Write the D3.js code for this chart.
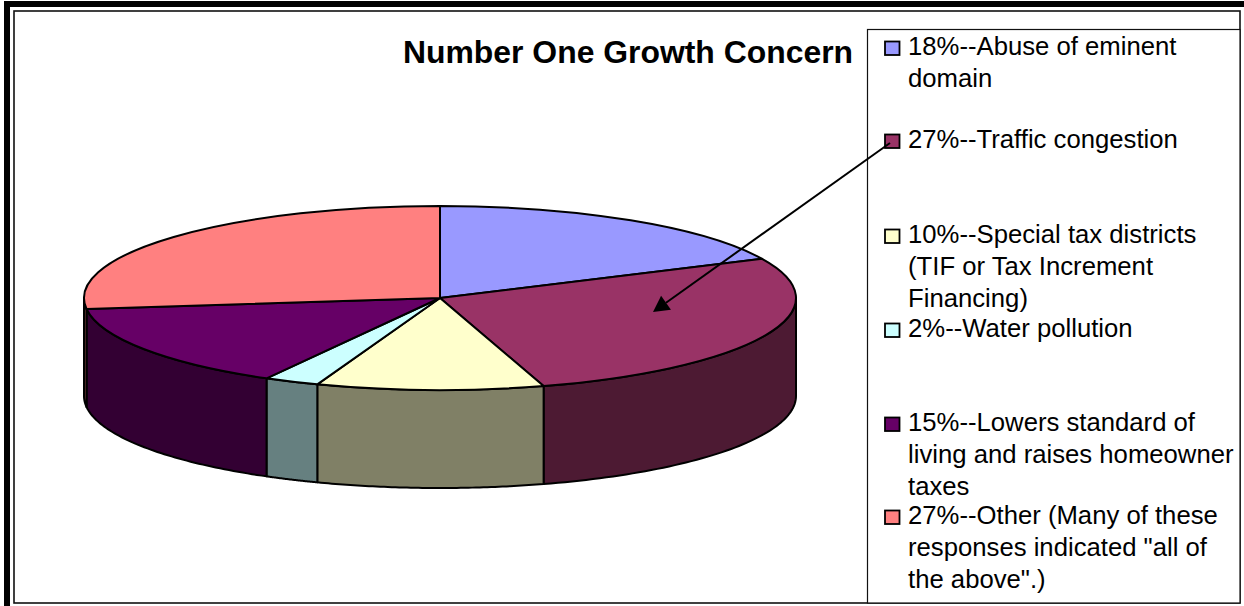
<!DOCTYPE html>
<html><head><meta charset="utf-8">
<script src="https://cdn.jsdelivr.net/npm/d3@7"></script>
<style>html,body{margin:0;padding:0;background:#fff}svg{display:block}text{font-family:"Liberation Sans",Arial,sans-serif;fill:#000}</style>
</head><body><svg id="c" width="1244" height="606"></svg>
<script>
const categories = ["Abuse of eminent domain","Traffic congestion","Special tax districts","Water pollution","Lowers standard of living","Other"];
const shares = [18, 27.3, 10.3, 2.5, 15, 26.9];
const topColors = ["#9999ff","#993366","#ffffcc","#ccffff","#660066","#ff8080"];
const sideColors = ["#4d4d80","#4d1a33","#808066","#668080","#330033","#804040"];
const legendLines = [
  ["18%--Abuse of eminent","domain"],
  ["27%--Traffic congestion"],
  ["10%--Special tax districts","(TIF or Tax Increment","Financing)"],
  ["2%--Water pollution"],
  ["15%--Lowers standard of","living and raises homeowner","taxes"],
  ["27%--Other (Many of these","responses indicated \"all of","the above\".)"]
];
const legendBaselines = [[55,87],[148],[243,275,307],[337],[431,463,495],[524,556,588]];
const titleText = "Number One Growth Concern";

const svg = d3.select("#c");
const W=1244,H=606;
svg.append("rect").attr("width",W).attr("height",H).attr("fill","#fff");
// frame
svg.append("path").attr("d","M7 606V4H1244").attr("fill","none").attr("stroke","#000").attr("stroke-width",6);
svg.append("rect").attr("x",14).attr("y",11).attr("width",1226).attr("height",592).attr("fill","none").attr("stroke","#111").attr("stroke-width",1.6);

const cx=440, cy=298, rx=356, ry=92, depth=98;
const pie=d3.pie().sort(null).value(d=>d)(shares);
const sx=a=>cx+rx*Math.sin(a), sy=a=>cy-ry*Math.cos(a);
const line=d3.line();
// walls
const walls=svg.append("g");
const fv=Math.PI/2, lv=3*Math.PI/2;
pie.forEach((p,i)=>{
  const a0=Math.max(p.startAngle,fv), a1=Math.min(p.endAngle,lv);
  if(a1<=a0) return;
  const as=d3.range(0,61).map(k=>a0+(a1-a0)*k/60);
  const pts=as.map(a=>[sx(a),sy(a)]).concat(as.slice().reverse().map(a=>[sx(a),sy(a)+depth]));
  walls.append("path").attr("d",line(pts)+"Z").attr("fill",sideColors[i]).attr("stroke","#000").attr("stroke-width",2).attr("stroke-linejoin","round");
});
// top
const arc=d3.arc().innerRadius(0).outerRadius(rx);
svg.append("g").attr("transform",`translate(${cx},${cy}) scale(1,${ry/rx})`)
  .selectAll("path").data(pie).join("path").attr("d",arc)
  .attr("fill",(d,i)=>topColors[i]).attr("stroke","#000").attr("stroke-width",2)
  .attr("vector-effect","non-scaling-stroke").attr("stroke-linejoin","round");

// title
svg.append("text").attr("x",403).attr("y",63).attr("font-size",31.9).attr("font-weight","bold").text(titleText);

// legend
svg.append("rect").attr("x",867.5).attr("y",29.5).attr("width",372.5).attr("height",573.5).attr("fill","#fff").attr("stroke","#111").attr("stroke-width",1.2);
const lg=svg.append("g");
legendLines.forEach((ls,i)=>{
  const b=legendBaselines[i];
  lg.append("rect").attr("x",885).attr("y",b[0]-13.5).attr("width",14.5).attr("height",13.5).attr("fill",topColors[i]).attr("stroke","#000").attr("stroke-width",1.8);
  ls.forEach((t,j)=>lg.append("text").attr("x",908).attr("y",b[j]).attr("font-size",25.7).text(t));
});
// arrow
const ax0=890, ay0=143, ax1=653, ay1=312;
const ang=Math.atan2(ay1-ay0,ax1-ax0), hl=16, hw=8.5;
const bx=ax1-hl*Math.cos(ang), by=ay1-hl*Math.sin(ang);
svg.append("line").attr("x1",ax0).attr("y1",ay0).attr("x2",bx).attr("y2",by).attr("stroke","#000").attr("stroke-width",2);
svg.append("path").attr("d",line([[ax1,ay1],[bx-hw*Math.sin(ang),by+hw*Math.cos(ang)],[bx+hw*Math.sin(ang),by-hw*Math.cos(ang)]])+"Z").attr("fill","#000");
</script></body></html>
************
Problem:
Exclude the images and reproduce the remaining data exactly.

Solution for this exercise:
Write the D3.js code for this chart.
<!DOCTYPE html>
<html><head><meta charset="utf-8">
<script src="https://cdn.jsdelivr.net/npm/d3@7"></script>
<style>html,body{margin:0;padding:0;background:#fff}svg{display:block}text{font-family:"Liberation Sans",Arial,sans-serif;fill:#000}</style>
</head><body><svg id="c" width="1244" height="606"></svg>
<script>
const categories = ["Abuse of eminent domain","Traffic congestion","Special tax districts","Water pollution","Lowers standard of living","Other"];
const shares = [18, 27.3, 10.3, 2.5, 15, 26.9];
const topColors = ["#9999ff","#993366","#ffffcc","#ccffff","#660066","#ff8080"];
const sideColors = ["#4d4d80","#4d1a33","#808066","#668080","#330033","#804040"];
const legendLines = [
  ["18%--Abuse of eminent","domain"],
  ["27%--Traffic congestion"],
  ["10%--Special tax districts","(TIF or Tax Increment","Financing)"],
  ["2%--Water pollution"],
  ["15%--Lowers standard of","living and raises homeowner","taxes"],
  ["27%--Other (Many of these","responses indicated \"all of","the above\".)"]
];
const legendBaselines = [[55,87],[148],[243,275,307],[337],[431,463,495],[524,556,588]];
const titleText = "Number One Growth Concern";

const svg = d3.select("#c");
const W=1244,H=606;
svg.append("rect").attr("width",W).attr("height",H).attr("fill","#fff");
// frame
svg.append("path").attr("d","M7 606V4H1244").attr("fill","none").attr("stroke","#000").attr("stroke-width",6);
svg.append("rect").attr("x",14).attr("y",11).attr("width",1226).attr("height",592).attr("fill","none").attr("stroke","#111").attr("stroke-width",1.6);

const cx=440, cy=298, rx=356, ry=92, depth=98;
const pie=d3.pie().sort(null).value(d=>d)(shares);
const sx=a=>cx+rx*Math.sin(a), sy=a=>cy-ry*Math.cos(a);
const line=d3.line();
// walls
const walls=svg.append("g");
const fv=Math.PI/2, lv=3*Math.PI/2;
pie.forEach((p,i)=>{
  const a0=Math.max(p.startAngle,fv), a1=Math.min(p.endAngle,lv);
  if(a1<=a0) return;
  const as=d3.range(0,61).map(k=>a0+(a1-a0)*k/60);
  const pts=as.map(a=>[sx(a),sy(a)]).concat(as.slice().reverse().map(a=>[sx(a),sy(a)+depth]));
  walls.append("path").attr("d",line(pts)+"Z").attr("fill",sideColors[i]).attr("stroke","#000").attr("stroke-width",2).attr("stroke-linejoin","round");
});
// top
const arc=d3.arc().innerRadius(0).outerRadius(rx);
svg.append("g").attr("transform",`translate(${cx},${cy}) scale(1,${ry/rx})`)
  .selectAll("path").data(pie).join("path").attr("d",arc)
  .attr("fill",(d,i)=>topColors[i]).attr("stroke","#000").attr("stroke-width",2)
  .attr("vector-effect","non-scaling-stroke").attr("stroke-linejoin","round");

// title
svg.append("text").attr("x",403).attr("y",63).attr("font-size",31.9).attr("font-weight","bold").text(titleText);

// legend
svg.append("rect").attr("x",867.5).attr("y",29.5).attr("width",372.5).attr("height",573.5).attr("fill","#fff").attr("stroke","#111").attr("stroke-width",1.2);
const lg=svg.append("g");
legendLines.forEach((ls,i)=>{
  const b=legendBaselines[i];
  lg.append("rect").attr("x",885).attr("y",b[0]-13.5).attr("width",14.5).attr("height",13.5).attr("fill",topColors[i]).attr("stroke","#000").attr("stroke-width",1.8);
  ls.forEach((t,j)=>lg.append("text").attr("x",908).attr("y",b[j]).attr("font-size",25.7).text(t));
});
// arrow
const ax0=890, ay0=143, ax1=653, ay1=312;
const ang=Math.atan2(ay1-ay0,ax1-ax0), hl=16, hw=8.5;
const bx=ax1-hl*Math.cos(ang), by=ay1-hl*Math.sin(ang);
svg.append("line").attr("x1",ax0).attr("y1",ay0).attr("x2",bx).attr("y2",by).attr("stroke","#000").attr("stroke-width",2);
svg.append("path").attr("d",line([[ax1,ay1],[bx-hw*Math.sin(ang),by+hw*Math.cos(ang)],[bx+hw*Math.sin(ang),by-hw*Math.cos(ang)]])+"Z").attr("fill","#000");
</script></body></html>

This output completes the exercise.